Pode ser, é claro, que o rádio e a televisão, por razões econômicas, devam, como o cinema, atingir, com precisão, uma audiência tão grande que as redes não possam dar-se ao luxo de nem mesmo testar programas que não pretendam ser mais palatáveis e prazerosos do que a verdadeira educação pode ser. Pode ser que não se possa esperar que o rádio e a TV tenham uma visão mais sólida de educação e promovam programas mais substanciais do que os que, atualmente, prevalecem sobre os líderes oficiais em educação do país — os cabeças do nosso sistema educacional, de nossas faculdades, de nossas associações de educação de adultos. Em todo caso, entretanto, não nos deixemos enganar sobre o que estamos fazendo. A “educação” toda revestida em roupagens atraentes é o pote de ouro que está sendo vendido em cada esquina da América hoje em dia. Todo mundo está vendendo-a, todo mundo está comprando-a, mas ninguém está dando ou recebendo a coisa verdadeira, pois a coisa de verdade é sempre difícil de dar e de receber. No entanto, a coisa verdadeira pode ser, em geral, tornada disponível se os obstáculos à sua distribuição são, honestamente, reconhecidos.

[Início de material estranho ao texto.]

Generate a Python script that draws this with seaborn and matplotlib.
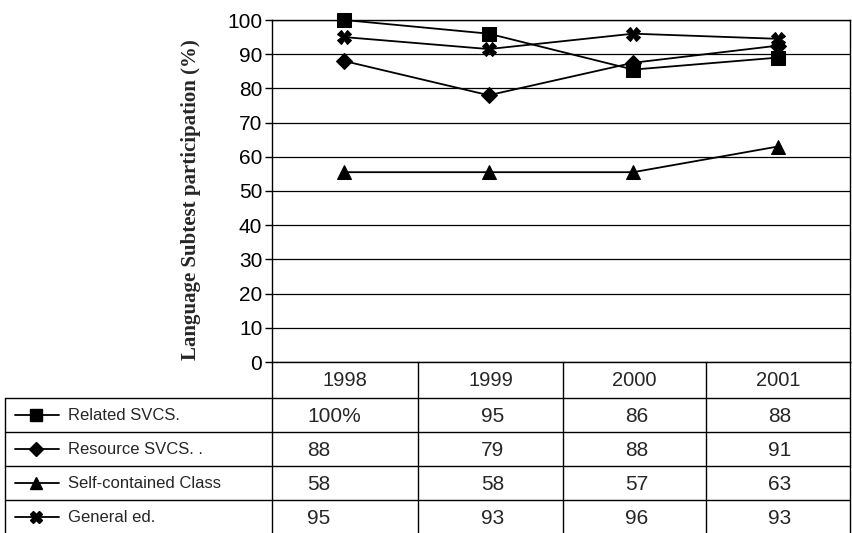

A menos que admitamos que todos os convites ao aprendizado podem prometer prazer apenas como resultado da dor, somente podem oferecer conquista às custas do trabalho, todos os nossos convites ao aprendizado, na escola ou fora dela, seja por meio dos livros, palestras ou programas de rádio e televisão, serão tão inúteis quanto a pior propaganda autorizada de remédios ou quanto a promessa eleitoreira de colocar duas galinhas em cada panela.
Publicado, originalmente, no “The Journal of Educational Sociology” em 1941.